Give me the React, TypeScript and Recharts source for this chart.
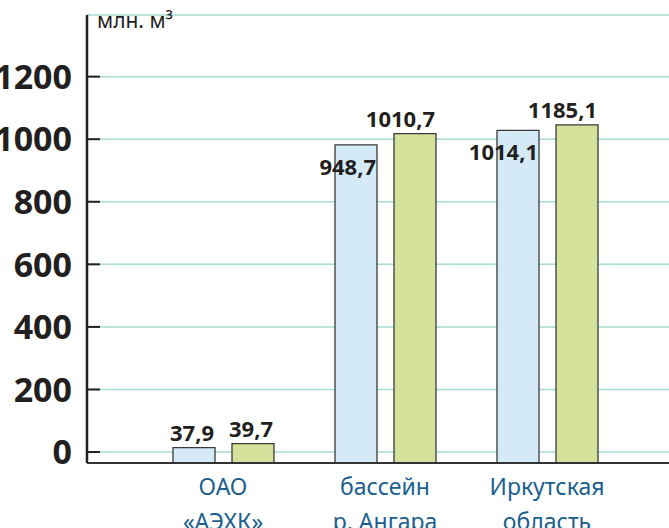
import { Bar, BarChart, CartesianGrid, LabelList, XAxis, YAxis } from "recharts";

const categories = ["ОАО\n«АЭХК»", "бассейн\nр. Ангара", "Иркутская\nобласть"];
// bar heights as they are drawn in the picture
const heightsA = [14, 982, 1028];
const heightsB = [27, 1018, 1046];
// numbers printed over the bars
const labelsA = ["37,9", "948,7", "1014,1"];
const labelsB = ["39,7", "1010,7", "1185,1"];
const yTicks = [0, 200, 400, 600, 800, 1000, 1200];
const unit = "млн. м³";

const FLOOR = -35;
const TOP = 1397;
const FONT = "'Noto Sans', sans-serif";
const INK = "#231f20";

const data = categories.map((name, i) => ({
  name,
  a: heightsA[i],
  b: heightsB[i],
  la: labelsA[i],
  lb: labelsB[i],
}));

const YTick = (props: any) => {
  const { x, y, payload } = props;
  return (
    <g>
      <line x1={x + 15} x2={x + 28} y1={y} y2={y} stroke={INK} strokeWidth={2} />
      <text
        x={x}
        y={y}
        dy="0.36em"
        textAnchor="end"
        fontFamily={FONT}
        fontSize={34}
        fontWeight={700}
        fill={INK}
      >
        {payload.value}
      </text>
    </g>
  );
};

const XTick = (props: any) => {
  const { x, y, payload } = props;
  const lines = String(payload.value).split("\n");
  return (
    <g>
      {lines.map((line, i) => (
        <text
          key={i}
          x={x}
          y={y + 32 + i * 35}
          textAnchor="middle"
          fontFamily={FONT}
          fontSize={23}
          fill="#1b5f8f"
        >
          {line}
        </text>
      ))}
    </g>
  );
};

const barLabel = (insideFrom: number) => (props: any) => {
  const x = Number(props.x);
  const y = Number(props.y);
  const w = Number(props.width);
  const inside = props.index >= insideFrom;
  return (
    <text
      x={x + w - 1}
      y={inside ? y + 30 : y - 7}
      textAnchor="end"
      fontFamily={FONT}
      fontSize={22}
      fontWeight={700}
      fill={INK}
    >
      {props.value}
    </text>
  );
};

const UnitLabel = (props: any) => {
  const vb = props.viewBox || {};
  return (
    <text
      x={vb.x + vb.width + 10}
      y={vb.y + 13}
      fontFamily={FONT}
      fontSize={21}
      fill={INK}
    >
      {unit}
    </text>
  );
};

export default function App() {
  return (
    <div style={{ position: "absolute", left: 0, top: 0 }}>
      <BarChart
        width={669}
        height={528}
        data={data}
        margin={{ top: 15, right: 0, bottom: 0, left: 0 }}
        barSize={42}
        barGap={17}
      >
        <CartesianGrid vertical={false} stroke="#a6dcd4" strokeWidth={1.5} />
        <XAxis
          dataKey="name"
          height={65}
          padding={{ left: 55, right: 41 }}
          tickLine={false}
          tickSize={0}
          tickMargin={0}
          stroke="#333"
          strokeWidth={2}
          tick={<XTick />}
          interval={0}
        />
        <YAxis
          type="number"
          width={87}
          domain={[FLOOR, TOP]}
          ticks={yTicks}
          allowDataOverflow
          tickLine={false}
          tickSize={0}
          tickMargin={15}
          stroke={INK}
          strokeWidth={2.5}
          tick={<YTick />}
          label={<UnitLabel />}
        />
        <Bar
          dataKey={(d: any) => [FLOOR, d.a]}
          fill="#d5eaf7"
          stroke="#3a3a3a"
          strokeWidth={1.3}
          isAnimationActive={false}
        >
          <LabelList dataKey="la" content={barLabel(1)} />
        </Bar>
        <Bar
          dataKey={(d: any) => [FLOOR, d.b]}
          fill="#d4e29b"
          stroke="#3a3a3a"
          strokeWidth={1.3}
          isAnimationActive={false}
        >
          <LabelList dataKey="lb" content={barLabel(99)} />
        </Bar>
      </BarChart>
    </div>
  );
}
────────────────────
DESCRIPTION OF THE TASK: Repeat the material above word for word and skip every image in it.

RESULT OF THIS EXERCISE:
Give me the React, TypeScript and Recharts source for this chart.
import { Bar, BarChart, CartesianGrid, LabelList, XAxis, YAxis } from "recharts";

const categories = ["ОАО\n«АЭХК»", "бассейн\nр. Ангара", "Иркутская\nобласть"];
// bar heights as they are drawn in the picture
const heightsA = [14, 982, 1028];
const heightsB = [27, 1018, 1046];
// numbers printed over the bars
const labelsA = ["37,9", "948,7", "1014,1"];
const labelsB = ["39,7", "1010,7", "1185,1"];
const yTicks = [0, 200, 400, 600, 800, 1000, 1200];
const unit = "млн. м³";

const FLOOR = -35;
const TOP = 1397;
const FONT = "'Noto Sans', sans-serif";
const INK = "#231f20";

const data = categories.map((name, i) => ({
  name,
  a: heightsA[i],
  b: heightsB[i],
  la: labelsA[i],
  lb: labelsB[i],
}));

const YTick = (props: any) => {
  const { x, y, payload } = props;
  return (
    <g>
      <line x1={x + 15} x2={x + 28} y1={y} y2={y} stroke={INK} strokeWidth={2} />
      <text
        x={x}
        y={y}
        dy="0.36em"
        textAnchor="end"
        fontFamily={FONT}
        fontSize={34}
        fontWeight={700}
        fill={INK}
      >
        {payload.value}
      </text>
    </g>
  );
};

const XTick = (props: any) => {
  const { x, y, payload } = props;
  const lines = String(payload.value).split("\n");
  return (
    <g>
      {lines.map((line, i) => (
        <text
          key={i}
          x={x}
          y={y + 32 + i * 35}
          textAnchor="middle"
          fontFamily={FONT}
          fontSize={23}
          fill="#1b5f8f"
        >
          {line}
        </text>
      ))}
    </g>
  );
};

const barLabel = (insideFrom: number) => (props: any) => {
  const x = Number(props.x);
  const y = Number(props.y);
  const w = Number(props.width);
  const inside = props.index >= insideFrom;
  return (
    <text
      x={x + w - 1}
      y={inside ? y + 30 : y - 7}
      textAnchor="end"
      fontFamily={FONT}
      fontSize={22}
      fontWeight={700}
      fill={INK}
    >
      {props.value}
    </text>
  );
};

const UnitLabel = (props: any) => {
  const vb = props.viewBox || {};
  return (
    <text
      x={vb.x + vb.width + 10}
      y={vb.y + 13}
      fontFamily={FONT}
      fontSize={21}
      fill={INK}
    >
      {unit}
    </text>
  );
};

export default function App() {
  return (
    <div style={{ position: "absolute", left: 0, top: 0 }}>
      <BarChart
        width={669}
        height={528}
        data={data}
        margin={{ top: 15, right: 0, bottom: 0, left: 0 }}
        barSize={42}
        barGap={17}
      >
        <CartesianGrid vertical={false} stroke="#a6dcd4" strokeWidth={1.5} />
        <XAxis
          dataKey="name"
          height={65}
          padding={{ left: 55, right: 41 }}
          tickLine={false}
          tickSize={0}
          tickMargin={0}
          stroke="#333"
          strokeWidth={2}
          tick={<XTick />}
          interval={0}
        />
        <YAxis
          type="number"
          width={87}
          domain={[FLOOR, TOP]}
          ticks={yTicks}
          allowDataOverflow
          tickLine={false}
          tickSize={0}
          tickMargin={15}
          stroke={INK}
          strokeWidth={2.5}
          tick={<YTick />}
          label={<UnitLabel />}
        />
        <Bar
          dataKey={(d: any) => [FLOOR, d.a]}
          fill="#d5eaf7"
          stroke="#3a3a3a"
          strokeWidth={1.3}
          isAnimationActive={false}
        >
          <LabelList dataKey="la" content={barLabel(1)} />
        </Bar>
        <Bar
          dataKey={(d: any) => [FLOOR, d.b]}
          fill="#d4e29b"
          stroke="#3a3a3a"
          strokeWidth={1.3}
          isAnimationActive={false}
        >
          <LabelList dataKey="lb" content={barLabel(99)} />
        </Bar>
      </BarChart>
    </div>
  );
}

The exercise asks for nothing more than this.